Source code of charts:
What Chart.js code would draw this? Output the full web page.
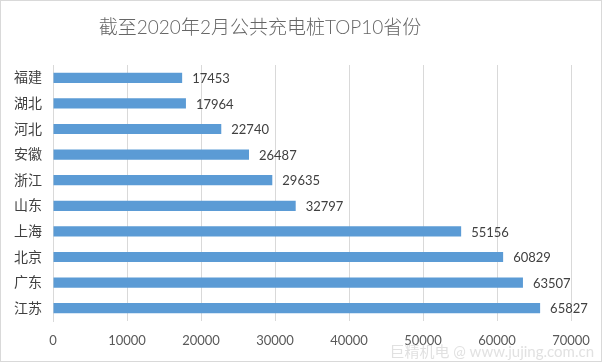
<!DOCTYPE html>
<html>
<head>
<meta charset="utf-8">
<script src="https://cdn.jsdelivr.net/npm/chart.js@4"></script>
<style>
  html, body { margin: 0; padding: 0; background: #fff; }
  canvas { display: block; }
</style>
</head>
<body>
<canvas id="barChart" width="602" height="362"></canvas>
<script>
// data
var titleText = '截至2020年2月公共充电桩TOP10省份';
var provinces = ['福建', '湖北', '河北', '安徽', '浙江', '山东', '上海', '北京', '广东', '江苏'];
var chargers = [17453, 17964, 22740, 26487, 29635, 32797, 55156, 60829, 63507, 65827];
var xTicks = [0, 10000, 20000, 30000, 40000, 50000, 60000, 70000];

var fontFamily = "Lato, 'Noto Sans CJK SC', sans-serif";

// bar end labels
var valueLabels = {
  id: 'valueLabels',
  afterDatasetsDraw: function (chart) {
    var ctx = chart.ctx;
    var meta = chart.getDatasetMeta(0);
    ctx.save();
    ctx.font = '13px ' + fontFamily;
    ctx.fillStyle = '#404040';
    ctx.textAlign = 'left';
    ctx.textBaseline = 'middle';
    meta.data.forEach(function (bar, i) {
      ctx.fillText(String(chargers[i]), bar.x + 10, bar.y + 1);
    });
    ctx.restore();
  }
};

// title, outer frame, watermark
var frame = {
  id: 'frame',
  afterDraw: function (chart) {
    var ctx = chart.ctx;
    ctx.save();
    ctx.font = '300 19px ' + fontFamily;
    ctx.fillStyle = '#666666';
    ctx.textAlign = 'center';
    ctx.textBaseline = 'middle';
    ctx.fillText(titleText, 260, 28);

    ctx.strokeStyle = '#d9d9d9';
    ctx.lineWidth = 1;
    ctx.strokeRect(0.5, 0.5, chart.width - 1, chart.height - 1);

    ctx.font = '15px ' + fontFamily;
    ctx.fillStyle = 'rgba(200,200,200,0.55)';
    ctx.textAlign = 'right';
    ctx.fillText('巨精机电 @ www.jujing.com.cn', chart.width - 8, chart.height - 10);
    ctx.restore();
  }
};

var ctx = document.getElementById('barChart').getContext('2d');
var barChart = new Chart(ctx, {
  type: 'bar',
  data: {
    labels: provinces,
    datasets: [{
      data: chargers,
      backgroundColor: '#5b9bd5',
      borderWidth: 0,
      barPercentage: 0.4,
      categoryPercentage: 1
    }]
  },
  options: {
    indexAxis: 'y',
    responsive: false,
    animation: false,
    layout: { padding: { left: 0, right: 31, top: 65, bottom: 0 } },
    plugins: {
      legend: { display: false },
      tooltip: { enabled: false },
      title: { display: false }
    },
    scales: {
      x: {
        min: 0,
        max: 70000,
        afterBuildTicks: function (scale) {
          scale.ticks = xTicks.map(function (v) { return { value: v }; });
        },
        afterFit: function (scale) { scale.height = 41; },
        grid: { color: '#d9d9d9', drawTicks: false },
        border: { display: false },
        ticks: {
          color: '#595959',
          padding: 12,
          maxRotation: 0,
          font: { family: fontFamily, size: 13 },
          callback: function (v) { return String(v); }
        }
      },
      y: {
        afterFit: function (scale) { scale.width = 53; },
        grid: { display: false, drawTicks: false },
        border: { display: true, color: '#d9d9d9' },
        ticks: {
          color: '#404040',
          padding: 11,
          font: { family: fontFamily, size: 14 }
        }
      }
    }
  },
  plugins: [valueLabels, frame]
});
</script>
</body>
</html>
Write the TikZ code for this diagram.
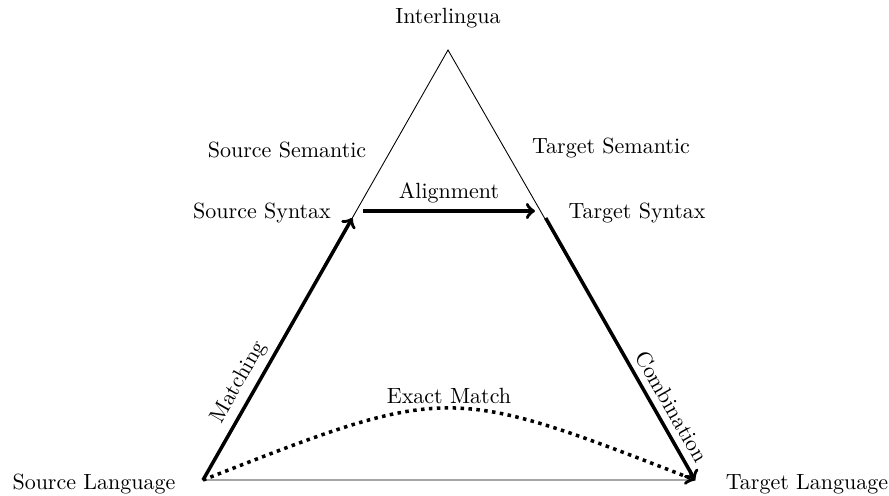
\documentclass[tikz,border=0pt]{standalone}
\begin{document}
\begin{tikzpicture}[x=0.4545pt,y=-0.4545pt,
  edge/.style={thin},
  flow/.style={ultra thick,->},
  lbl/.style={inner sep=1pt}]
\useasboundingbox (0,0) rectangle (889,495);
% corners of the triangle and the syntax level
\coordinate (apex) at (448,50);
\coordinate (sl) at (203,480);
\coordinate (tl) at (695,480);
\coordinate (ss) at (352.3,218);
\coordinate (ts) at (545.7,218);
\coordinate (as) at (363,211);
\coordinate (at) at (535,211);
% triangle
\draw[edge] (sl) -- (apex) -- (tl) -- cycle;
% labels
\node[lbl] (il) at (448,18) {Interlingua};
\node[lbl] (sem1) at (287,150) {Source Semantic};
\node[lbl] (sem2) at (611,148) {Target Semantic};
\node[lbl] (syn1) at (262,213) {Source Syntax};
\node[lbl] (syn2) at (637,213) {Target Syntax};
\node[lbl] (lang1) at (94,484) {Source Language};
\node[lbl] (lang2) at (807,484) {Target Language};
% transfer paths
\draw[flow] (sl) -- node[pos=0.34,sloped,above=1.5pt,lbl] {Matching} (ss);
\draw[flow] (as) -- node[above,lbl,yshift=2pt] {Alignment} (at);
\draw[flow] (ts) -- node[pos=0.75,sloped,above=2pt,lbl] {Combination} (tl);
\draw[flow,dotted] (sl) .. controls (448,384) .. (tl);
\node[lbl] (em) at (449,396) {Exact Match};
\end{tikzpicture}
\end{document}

--

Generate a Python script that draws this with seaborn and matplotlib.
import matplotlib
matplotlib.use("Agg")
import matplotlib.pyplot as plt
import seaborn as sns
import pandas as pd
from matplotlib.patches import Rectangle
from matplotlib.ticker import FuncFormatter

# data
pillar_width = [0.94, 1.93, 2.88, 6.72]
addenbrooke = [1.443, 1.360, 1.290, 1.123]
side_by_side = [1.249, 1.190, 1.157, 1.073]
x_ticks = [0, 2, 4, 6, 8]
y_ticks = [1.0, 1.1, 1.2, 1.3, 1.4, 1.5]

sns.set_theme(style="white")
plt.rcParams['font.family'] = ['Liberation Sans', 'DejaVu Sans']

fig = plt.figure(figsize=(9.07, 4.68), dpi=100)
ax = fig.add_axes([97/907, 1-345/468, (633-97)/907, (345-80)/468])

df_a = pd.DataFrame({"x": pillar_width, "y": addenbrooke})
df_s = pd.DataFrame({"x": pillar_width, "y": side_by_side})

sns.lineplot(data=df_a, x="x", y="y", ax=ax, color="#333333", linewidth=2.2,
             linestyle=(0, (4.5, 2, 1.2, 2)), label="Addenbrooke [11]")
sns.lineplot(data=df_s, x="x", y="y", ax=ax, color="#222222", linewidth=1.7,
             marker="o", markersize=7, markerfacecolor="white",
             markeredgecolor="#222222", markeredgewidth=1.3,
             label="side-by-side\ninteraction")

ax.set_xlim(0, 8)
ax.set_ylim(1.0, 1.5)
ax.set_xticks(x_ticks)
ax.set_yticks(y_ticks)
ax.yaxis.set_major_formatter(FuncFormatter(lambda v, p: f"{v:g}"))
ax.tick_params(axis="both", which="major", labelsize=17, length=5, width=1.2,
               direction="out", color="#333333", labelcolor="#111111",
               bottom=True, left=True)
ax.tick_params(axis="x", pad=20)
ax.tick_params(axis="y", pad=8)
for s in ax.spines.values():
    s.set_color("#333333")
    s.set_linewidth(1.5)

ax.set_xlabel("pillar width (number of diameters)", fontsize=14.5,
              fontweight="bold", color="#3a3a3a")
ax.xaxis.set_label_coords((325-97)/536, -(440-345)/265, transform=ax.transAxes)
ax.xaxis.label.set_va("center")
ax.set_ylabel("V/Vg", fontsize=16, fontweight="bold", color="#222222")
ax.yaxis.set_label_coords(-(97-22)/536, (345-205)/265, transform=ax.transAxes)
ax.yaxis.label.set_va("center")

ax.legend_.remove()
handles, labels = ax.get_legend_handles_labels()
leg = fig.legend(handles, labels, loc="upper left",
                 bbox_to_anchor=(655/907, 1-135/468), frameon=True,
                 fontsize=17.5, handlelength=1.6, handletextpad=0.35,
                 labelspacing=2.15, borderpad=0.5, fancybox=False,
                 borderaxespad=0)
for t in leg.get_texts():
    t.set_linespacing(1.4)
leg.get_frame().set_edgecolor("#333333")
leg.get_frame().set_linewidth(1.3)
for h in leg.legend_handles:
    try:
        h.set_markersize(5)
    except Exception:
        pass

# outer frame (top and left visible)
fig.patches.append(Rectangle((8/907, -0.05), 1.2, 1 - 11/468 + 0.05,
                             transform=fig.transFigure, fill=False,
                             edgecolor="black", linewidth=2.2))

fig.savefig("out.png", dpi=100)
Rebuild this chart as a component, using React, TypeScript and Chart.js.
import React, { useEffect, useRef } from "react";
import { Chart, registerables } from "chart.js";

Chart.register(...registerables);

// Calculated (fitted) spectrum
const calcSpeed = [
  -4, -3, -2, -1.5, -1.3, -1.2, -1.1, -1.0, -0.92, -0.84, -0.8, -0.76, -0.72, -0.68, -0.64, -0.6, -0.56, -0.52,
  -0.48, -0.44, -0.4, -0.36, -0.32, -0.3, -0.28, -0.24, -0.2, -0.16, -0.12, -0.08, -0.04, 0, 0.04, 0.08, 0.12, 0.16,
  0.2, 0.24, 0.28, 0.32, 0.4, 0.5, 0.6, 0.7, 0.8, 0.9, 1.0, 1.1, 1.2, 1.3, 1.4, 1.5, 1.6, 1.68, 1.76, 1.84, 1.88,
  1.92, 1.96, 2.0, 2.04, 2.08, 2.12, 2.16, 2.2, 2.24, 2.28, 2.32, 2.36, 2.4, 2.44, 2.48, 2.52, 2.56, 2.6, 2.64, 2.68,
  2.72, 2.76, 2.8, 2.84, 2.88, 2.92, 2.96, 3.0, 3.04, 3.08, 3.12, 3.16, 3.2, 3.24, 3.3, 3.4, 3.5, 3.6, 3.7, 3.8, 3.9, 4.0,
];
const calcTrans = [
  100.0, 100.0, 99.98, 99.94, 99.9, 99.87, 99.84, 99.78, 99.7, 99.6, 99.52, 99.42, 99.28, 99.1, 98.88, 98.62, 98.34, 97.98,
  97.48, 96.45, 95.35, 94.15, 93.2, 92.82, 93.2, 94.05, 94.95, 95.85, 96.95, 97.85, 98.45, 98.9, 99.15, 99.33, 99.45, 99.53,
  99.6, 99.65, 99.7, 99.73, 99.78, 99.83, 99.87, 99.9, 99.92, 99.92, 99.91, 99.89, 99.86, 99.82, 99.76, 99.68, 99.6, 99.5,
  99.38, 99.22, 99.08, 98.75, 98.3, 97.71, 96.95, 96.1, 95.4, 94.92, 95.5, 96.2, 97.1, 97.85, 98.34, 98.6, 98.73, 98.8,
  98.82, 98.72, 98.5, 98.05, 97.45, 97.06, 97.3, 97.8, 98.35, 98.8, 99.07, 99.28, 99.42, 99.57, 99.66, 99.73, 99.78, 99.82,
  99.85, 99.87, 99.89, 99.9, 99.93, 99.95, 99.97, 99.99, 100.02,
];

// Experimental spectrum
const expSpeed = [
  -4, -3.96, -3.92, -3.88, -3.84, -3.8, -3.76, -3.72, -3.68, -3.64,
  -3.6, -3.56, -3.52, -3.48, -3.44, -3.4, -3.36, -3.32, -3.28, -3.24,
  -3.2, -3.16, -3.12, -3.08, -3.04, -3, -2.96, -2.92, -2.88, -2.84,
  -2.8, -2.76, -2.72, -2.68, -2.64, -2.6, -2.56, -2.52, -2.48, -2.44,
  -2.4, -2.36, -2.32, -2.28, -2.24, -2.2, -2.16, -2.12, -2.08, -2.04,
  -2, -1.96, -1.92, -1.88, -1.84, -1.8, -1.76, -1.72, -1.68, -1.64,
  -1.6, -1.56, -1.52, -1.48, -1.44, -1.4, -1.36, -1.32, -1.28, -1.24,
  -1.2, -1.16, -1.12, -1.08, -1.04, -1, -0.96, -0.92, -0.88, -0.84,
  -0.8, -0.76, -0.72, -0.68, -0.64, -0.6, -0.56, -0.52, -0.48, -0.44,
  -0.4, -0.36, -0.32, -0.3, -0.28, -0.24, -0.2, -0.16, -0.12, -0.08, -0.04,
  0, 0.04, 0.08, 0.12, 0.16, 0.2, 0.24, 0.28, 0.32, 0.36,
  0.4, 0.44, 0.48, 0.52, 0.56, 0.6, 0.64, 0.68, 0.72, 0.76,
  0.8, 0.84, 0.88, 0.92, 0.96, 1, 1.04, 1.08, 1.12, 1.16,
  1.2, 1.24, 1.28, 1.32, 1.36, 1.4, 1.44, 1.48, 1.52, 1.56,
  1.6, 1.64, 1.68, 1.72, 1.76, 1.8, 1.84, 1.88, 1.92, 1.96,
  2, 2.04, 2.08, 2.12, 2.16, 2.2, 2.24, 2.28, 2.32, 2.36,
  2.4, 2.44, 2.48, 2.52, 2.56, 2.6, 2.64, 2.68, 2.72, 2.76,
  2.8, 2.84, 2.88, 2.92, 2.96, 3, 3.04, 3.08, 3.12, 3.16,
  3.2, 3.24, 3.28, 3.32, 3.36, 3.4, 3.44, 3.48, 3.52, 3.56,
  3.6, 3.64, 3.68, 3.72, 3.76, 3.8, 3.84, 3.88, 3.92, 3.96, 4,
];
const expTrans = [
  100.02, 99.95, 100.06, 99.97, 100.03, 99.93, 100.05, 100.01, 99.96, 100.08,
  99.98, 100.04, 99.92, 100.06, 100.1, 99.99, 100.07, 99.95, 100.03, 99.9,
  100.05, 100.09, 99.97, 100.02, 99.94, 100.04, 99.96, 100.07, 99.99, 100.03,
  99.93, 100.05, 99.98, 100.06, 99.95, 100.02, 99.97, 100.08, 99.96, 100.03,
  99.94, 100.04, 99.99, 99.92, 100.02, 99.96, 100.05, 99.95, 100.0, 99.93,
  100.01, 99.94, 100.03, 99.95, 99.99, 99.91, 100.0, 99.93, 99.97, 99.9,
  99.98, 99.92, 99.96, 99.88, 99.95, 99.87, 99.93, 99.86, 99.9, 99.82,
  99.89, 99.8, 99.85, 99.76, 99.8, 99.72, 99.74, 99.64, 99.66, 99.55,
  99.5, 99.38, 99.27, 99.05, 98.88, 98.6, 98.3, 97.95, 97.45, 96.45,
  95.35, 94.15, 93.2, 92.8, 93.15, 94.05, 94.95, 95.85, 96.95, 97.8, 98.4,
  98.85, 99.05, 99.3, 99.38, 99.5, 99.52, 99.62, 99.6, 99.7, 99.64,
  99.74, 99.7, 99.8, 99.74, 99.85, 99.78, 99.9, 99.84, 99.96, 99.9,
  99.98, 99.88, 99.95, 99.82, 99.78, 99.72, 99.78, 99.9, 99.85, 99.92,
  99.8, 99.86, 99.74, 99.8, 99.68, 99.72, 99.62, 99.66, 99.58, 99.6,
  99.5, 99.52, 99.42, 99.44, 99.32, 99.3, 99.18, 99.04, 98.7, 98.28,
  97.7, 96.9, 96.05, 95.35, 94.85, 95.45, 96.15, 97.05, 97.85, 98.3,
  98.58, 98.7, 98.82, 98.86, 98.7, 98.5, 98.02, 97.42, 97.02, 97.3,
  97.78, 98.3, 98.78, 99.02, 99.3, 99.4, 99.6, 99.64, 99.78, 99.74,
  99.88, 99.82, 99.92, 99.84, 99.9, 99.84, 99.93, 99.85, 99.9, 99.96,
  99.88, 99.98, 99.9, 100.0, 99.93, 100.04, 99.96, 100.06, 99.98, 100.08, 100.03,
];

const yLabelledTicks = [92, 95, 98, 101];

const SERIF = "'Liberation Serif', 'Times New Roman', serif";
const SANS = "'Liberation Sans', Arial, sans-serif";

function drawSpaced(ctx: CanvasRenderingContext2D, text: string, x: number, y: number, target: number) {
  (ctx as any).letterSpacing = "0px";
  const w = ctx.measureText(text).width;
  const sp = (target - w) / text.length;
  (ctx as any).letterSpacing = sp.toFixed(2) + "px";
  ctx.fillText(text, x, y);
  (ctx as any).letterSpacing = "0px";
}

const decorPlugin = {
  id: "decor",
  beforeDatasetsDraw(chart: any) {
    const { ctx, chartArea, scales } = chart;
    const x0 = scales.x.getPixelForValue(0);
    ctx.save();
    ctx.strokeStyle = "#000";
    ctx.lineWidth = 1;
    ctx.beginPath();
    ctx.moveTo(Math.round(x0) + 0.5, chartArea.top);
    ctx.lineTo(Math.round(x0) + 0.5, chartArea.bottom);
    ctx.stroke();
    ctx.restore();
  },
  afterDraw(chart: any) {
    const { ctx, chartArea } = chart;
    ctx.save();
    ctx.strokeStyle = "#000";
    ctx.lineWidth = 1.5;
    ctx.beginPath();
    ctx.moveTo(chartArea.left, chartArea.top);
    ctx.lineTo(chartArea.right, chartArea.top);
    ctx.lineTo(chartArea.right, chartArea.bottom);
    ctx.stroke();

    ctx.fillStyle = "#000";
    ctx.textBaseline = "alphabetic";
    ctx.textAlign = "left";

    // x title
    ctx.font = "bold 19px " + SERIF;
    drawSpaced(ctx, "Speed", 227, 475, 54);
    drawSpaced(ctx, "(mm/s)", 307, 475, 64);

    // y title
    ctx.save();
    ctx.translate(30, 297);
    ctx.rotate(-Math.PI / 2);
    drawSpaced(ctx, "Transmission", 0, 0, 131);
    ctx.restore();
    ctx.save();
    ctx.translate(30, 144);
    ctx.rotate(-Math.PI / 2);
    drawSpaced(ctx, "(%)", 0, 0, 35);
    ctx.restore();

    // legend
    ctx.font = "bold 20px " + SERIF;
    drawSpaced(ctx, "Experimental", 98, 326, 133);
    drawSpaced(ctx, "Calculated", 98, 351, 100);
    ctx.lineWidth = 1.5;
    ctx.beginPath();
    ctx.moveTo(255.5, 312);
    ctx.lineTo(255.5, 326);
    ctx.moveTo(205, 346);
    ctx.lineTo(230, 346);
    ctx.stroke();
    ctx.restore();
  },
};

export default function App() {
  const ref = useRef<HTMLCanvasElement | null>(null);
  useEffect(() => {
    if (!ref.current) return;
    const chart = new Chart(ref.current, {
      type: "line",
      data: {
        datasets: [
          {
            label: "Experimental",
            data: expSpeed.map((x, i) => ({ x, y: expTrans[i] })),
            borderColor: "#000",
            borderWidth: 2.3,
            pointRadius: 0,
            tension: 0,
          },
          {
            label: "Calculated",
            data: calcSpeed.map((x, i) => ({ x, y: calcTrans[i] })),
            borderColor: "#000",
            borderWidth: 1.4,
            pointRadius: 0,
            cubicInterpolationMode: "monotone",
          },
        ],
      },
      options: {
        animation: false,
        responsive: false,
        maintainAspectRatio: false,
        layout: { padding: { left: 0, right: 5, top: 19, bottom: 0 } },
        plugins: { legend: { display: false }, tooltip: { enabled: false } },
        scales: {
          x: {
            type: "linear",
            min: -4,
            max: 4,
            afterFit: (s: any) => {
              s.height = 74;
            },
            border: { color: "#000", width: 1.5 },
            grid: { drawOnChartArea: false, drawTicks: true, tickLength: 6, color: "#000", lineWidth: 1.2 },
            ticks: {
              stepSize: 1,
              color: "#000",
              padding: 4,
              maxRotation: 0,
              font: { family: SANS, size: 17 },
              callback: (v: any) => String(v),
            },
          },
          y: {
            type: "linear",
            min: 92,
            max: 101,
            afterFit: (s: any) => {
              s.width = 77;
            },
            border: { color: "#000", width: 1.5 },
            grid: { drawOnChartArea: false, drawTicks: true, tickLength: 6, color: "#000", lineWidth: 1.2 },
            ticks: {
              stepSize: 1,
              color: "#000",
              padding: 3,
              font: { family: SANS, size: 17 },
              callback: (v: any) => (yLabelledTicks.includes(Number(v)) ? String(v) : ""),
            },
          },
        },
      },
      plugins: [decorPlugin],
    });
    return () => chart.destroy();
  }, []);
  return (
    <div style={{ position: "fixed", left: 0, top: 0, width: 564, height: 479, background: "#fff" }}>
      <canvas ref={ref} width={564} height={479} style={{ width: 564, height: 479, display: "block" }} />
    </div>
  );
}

--

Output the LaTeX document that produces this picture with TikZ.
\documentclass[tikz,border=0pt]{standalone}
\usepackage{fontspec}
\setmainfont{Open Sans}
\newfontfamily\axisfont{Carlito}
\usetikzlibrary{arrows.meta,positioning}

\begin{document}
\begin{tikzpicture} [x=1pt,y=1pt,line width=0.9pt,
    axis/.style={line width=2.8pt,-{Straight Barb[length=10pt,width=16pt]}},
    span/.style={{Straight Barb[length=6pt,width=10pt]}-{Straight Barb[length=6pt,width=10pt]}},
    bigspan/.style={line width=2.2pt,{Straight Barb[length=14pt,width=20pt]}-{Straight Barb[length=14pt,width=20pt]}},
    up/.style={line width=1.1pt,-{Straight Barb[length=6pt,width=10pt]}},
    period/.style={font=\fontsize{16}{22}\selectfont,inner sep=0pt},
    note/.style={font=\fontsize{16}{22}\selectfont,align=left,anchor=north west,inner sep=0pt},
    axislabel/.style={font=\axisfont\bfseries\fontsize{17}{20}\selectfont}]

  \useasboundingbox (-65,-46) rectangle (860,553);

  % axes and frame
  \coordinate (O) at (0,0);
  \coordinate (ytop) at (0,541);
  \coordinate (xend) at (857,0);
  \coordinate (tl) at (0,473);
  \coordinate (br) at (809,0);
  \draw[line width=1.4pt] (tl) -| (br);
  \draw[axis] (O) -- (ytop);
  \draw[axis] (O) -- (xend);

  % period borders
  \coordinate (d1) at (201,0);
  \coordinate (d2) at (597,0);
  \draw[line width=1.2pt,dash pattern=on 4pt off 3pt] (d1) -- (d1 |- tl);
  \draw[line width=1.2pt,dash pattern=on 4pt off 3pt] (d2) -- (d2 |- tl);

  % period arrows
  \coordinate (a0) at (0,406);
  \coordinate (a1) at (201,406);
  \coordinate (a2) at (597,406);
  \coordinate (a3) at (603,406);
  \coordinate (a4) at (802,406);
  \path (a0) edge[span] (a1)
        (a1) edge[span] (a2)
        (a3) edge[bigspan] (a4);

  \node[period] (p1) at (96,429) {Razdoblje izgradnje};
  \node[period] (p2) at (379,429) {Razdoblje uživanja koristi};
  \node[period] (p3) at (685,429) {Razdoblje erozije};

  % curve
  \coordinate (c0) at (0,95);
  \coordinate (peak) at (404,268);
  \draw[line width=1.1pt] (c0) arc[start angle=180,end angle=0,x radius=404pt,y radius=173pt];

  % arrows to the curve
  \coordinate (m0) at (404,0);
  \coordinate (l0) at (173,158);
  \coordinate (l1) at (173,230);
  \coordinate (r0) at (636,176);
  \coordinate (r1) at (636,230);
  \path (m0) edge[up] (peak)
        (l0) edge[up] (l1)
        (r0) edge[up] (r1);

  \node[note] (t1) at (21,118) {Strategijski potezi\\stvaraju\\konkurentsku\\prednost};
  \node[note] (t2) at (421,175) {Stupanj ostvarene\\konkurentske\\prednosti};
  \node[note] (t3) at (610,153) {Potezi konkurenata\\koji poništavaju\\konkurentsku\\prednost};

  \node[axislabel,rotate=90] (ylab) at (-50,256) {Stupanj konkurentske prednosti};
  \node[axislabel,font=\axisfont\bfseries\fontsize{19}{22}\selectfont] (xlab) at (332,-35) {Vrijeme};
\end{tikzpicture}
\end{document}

• Problem requirements
Gather every line from the listing above in which the word "Output" appears.

• Response
What Chart.js code would draw this? Output the full web page.
Output the LaTeX document that produces this picture with TikZ.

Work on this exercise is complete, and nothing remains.